Node.js Forwarder Skeleton

This example shows the platform-neutral part. Replace readLogRows() with your own source: an nginx log parser, CDN log drain, edge function event, or app-server middleware.

const aiBotTokens = [
  "chatgpt-user",
  "gptbot",
  "claudebot",
  "claude-web",
  "perplexitybot",
  "google-extended",
  "googleother",
  "google-safety",
  "applebot-extended",
  "bytespider",
  "ccbot",
  "meta-externalagent",
  "meta-externalfetcher",
  "amazonbot",
  "cohere-ai",
  "youbot",
  "ai2bot",
  "diffbot",
  "timpibot",
  "imagesiftbot",
  "deepseekbot",
  "petalbot",
];

const hitkeepBaseUrl = process.env.HITKEEP_BASE_URL.replace(/\/+$/, "");
const hitkeepSiteId = process.env.HITKEEP_SITE_ID;
const hitkeepToken = process.env.HITKEEP_API_TOKEN;

function isAIBot(userAgent) {
  const normalized = (userAgent || "").toLowerCase();
  return aiBotTokens.some((token) => normalized.includes(token));
}

function toPathWithQuery(rawUrl) {
  if (!rawUrl) return "/";
  try {
    const parsed = new URL(rawUrl, "https://placeholder.invalid");
    return `${parsed.pathname}${parsed.search}`;
  } catch {
    return rawUrl.startsWith("/") ? rawUrl : "/";
  }
}

async function postToHitKeep(record) {
  const response = await fetch(`${hitkeepBaseUrl}/api/sites/${hitkeepSiteId}/ingest/ai-fetch`, {
    method: "POST",
    headers: {
      Authorization: `Bearer ${hitkeepToken}`,
      "Content-Type": "application/json",
    },
    body: JSON.stringify(record),
  });

  if (!response.ok) {
    throw new Error(`HitKeep AI fetch ingest failed: ${response.status} ${await response.text()}`);
  }
}

async function forwardRows(rows) {
  for (const row of rows) {
    if (!isAIBot(row.userAgent)) continue;

    await postToHitKeep({
      path: toPathWithQuery(row.url),
      hostname: row.hostname,
      status_code: row.statusCode,
      content_type: row.contentType,
      response_ms: row.responseMs,
      bytes_served: row.bytesServed,
      user_agent: row.userAgent,
    });
  }
}

Keep the token in an environment variable or secrets manager.
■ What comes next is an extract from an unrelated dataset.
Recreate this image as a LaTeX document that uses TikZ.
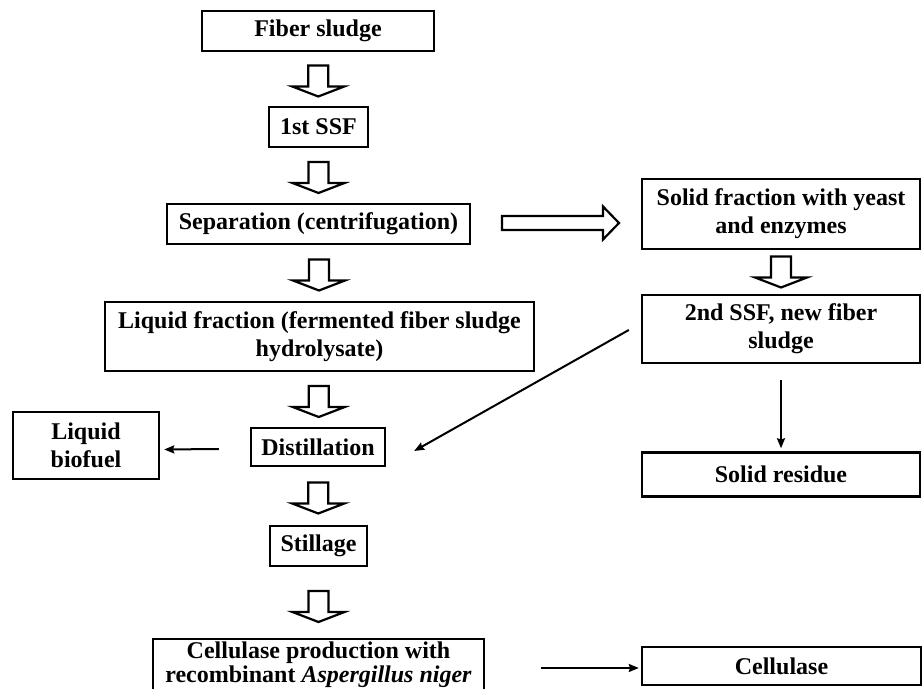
\documentclass[tikz,border=0pt]{standalone}
\usepackage{fontspec}
\setmainfont{Liberation Serif}
\usetikzlibrary{arrows.meta,calc}

\begin{document}
\begin{tikzpicture}[
  x=0.5pt,
  y=-0.5pt,
  >={Stealth[length=5pt,width=4pt,inset=0.6pt]},
  box/.style={draw=black, line width=1.2pt, inner sep=0pt, align=center, font=\fontsize{12pt}{14pt}\selectfont\bfseries},
  flow/.style={->, line width=1pt, draw=black},
  hollow/.style={draw=black, line width=1.1pt, line join=miter, fill=white},
  bigdown/.pic={\draw[hollow] (-10,-15.5) -- (10,-15.5) -- (10,5.5) -- (26,5.5) -- (0,15.5) -- (-26,5.5) -- (-10,5.5) -- cycle;},
  bigright/.pic={\draw[hollow] (-58.5,-7) -- (42.5,-7) -- (42.5,-16.5) -- (58.5,0) -- (42.5,16.5) -- (42.5,7) -- (-58.5,7) -- cycle;},
]
\useasboundingbox (0,0) rectangle (922,689);

\node[box, minimum width=116pt, minimum height=20pt] (fiber) at (318,31) {Fiber sludge};
\node[box, minimum width=49.5pt, minimum height=20pt] (ssf1) at (318.5,127) {1st SSF};
\node[box, minimum width=151.5pt, minimum height=20pt] (sep) at (318.5,224) {Separation (centrifugation)};
\node[box, minimum width=214.5pt, minimum height=34.5pt] (liq) at (319.5,336.5) {Liquid fraction (fermented fiber sludge\\hydrolysate)};
\node[box, minimum width=67pt, minimum height=19pt] (dist) at (318,447) {Distillation};
\node[box, minimum width=48.5pt, minimum height=20pt] (still) at (318.5,546) {Stillage};
\node[box, minimum width=165.5pt, minimum height=26pt, font=\fontsize{12pt}{12pt}\selectfont\bfseries] (prod) at (318.5,665) {Cellulase production with\\recombinant \textit{Aspergillus niger}};
\node[box, minimum width=139.5pt, minimum height=19pt] (cell) at (781.5,666) {Cellulase};

\node[box, minimum width=139pt, minimum height=35pt] (solid) at (781,214) {Solid fraction with yeast\\and enzymes};
\node[box, minimum width=139pt, minimum height=34pt] (ssf2) at (781,329) {2nd SSF, new fiber\\sludge};
\node[box, minimum width=139pt, minimum height=22pt] (resid) at (781,474.5) {Solid residue};
\node[box, minimum width=73pt, minimum height=33.5pt] (fuel) at (86,445.5) {Liquid\\biofuel};

\pic at ($(fiber.south)!0.5!(ssf1.north)+(0,2)$) {bigdown};
\pic at ($(ssf1.south)!0.5!(sep.north)+(0,2)$) {bigdown};
\pic at ($(sep.south)!0.5!(liq.north)+(0,2)$) {bigdown};
\pic at ($(liq.south)!0.5!(dist.north)+(0,2)$) {bigdown};
\pic at ($(dist.south)!0.5!(still.north)+(0,2)$) {bigdown};
\pic at ($(still.south)!0.5!(prod.north)+(0,4)$) {bigdown};
\pic at ($(solid.south)!0.5!(ssf2.north)$) {bigdown};
\pic at ($(sep.east)!0.5!(sep.east -| solid.west)+(4.5,-1)$) {bigright};

\draw[flow] ([xshift=-15.5pt,yshift=-1pt]dist.west) -- ([xshift=2pt,yshift=-2pt]fuel.east);
\draw[flow] ([xshift=-6pt,yshift=-0.5pt]ssf2.west) -- ([xshift=14pt,yshift=-2pt]dist.east);
\draw[flow] ([yshift=-8pt]ssf2.south) -- ([yshift=1.5pt]resid.north);
\draw[flow] ([xshift=-50pt,yshift=-1pt]cell.west) -- ([xshift=-1pt,yshift=-1pt]cell.west);

\end{tikzpicture}
\end{document}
Do not embed it in browser JavaScript.

Source-Specific Mapping

Source	Good mapping
nginx access log	`$request_uri`, `$host`, `$status`, `$sent_http_content_type`, `$request_time`, `$bytes_sent`, `$http_user_agent`
Caddy access log	`request.uri`, `request.host`, `status`, response content type header, `duration`, `size`, `request.headers.User-Agent`
Apache access log	request path, `%>s`, `%b`, `%{User-agent}i`, plus content type and duration if included in your log format
CDN logs	URI stem/query, host header, status, content type, edge/origin duration, response bytes, user agent
App middleware	request URL, host, response status, response content type, measured duration, response bytes if available, user agent

You do not need a perfect first version. path, status_code, and user_agent are enough to start seeing fetch volume and error patterns. Add content type, latency, and byte counts when your log source provides them reliably.

Verify Data In HitKeep

Open AI Visibility for the site.
Select a date range that includes the forwarder runtime.
Check total fetches, top assistants, top paths, and error paths.
Use the assistant and resource-type filters to confirm classification.
Open the correlation section after normal AI-referred visits arrive through hk.js.

For direct API checks:

curl "https://analytics.example.com/api/sites/YOUR_SITE_ID/ai-fetch/overview" \
  -H "Authorization: Bearer YOUR_API_CLIENT_TOKEN"

Troubleshooting

Symptom	Likely cause
`401 Unauthorized`	Missing or invalid bearer token.
`403 Forbidden`	Token has no site grant, or the grant does not include `site.manage_data`.
`404 Site not found`	The site ID is wrong or belongs to a site the token cannot access.
`400 user_agent must match a known AI bot`	The forwarder sent a non-AI crawler or an unsupported AI crawler token.
Rows arrive, but correlation is empty	AI crawler fetches exist, but matching AI-referred human visits have not arrived through the browser tracker for the same paths and window.
Timestamps look delayed	The endpoint records HitKeep ingest time. Forward CDN or batch logs promptly.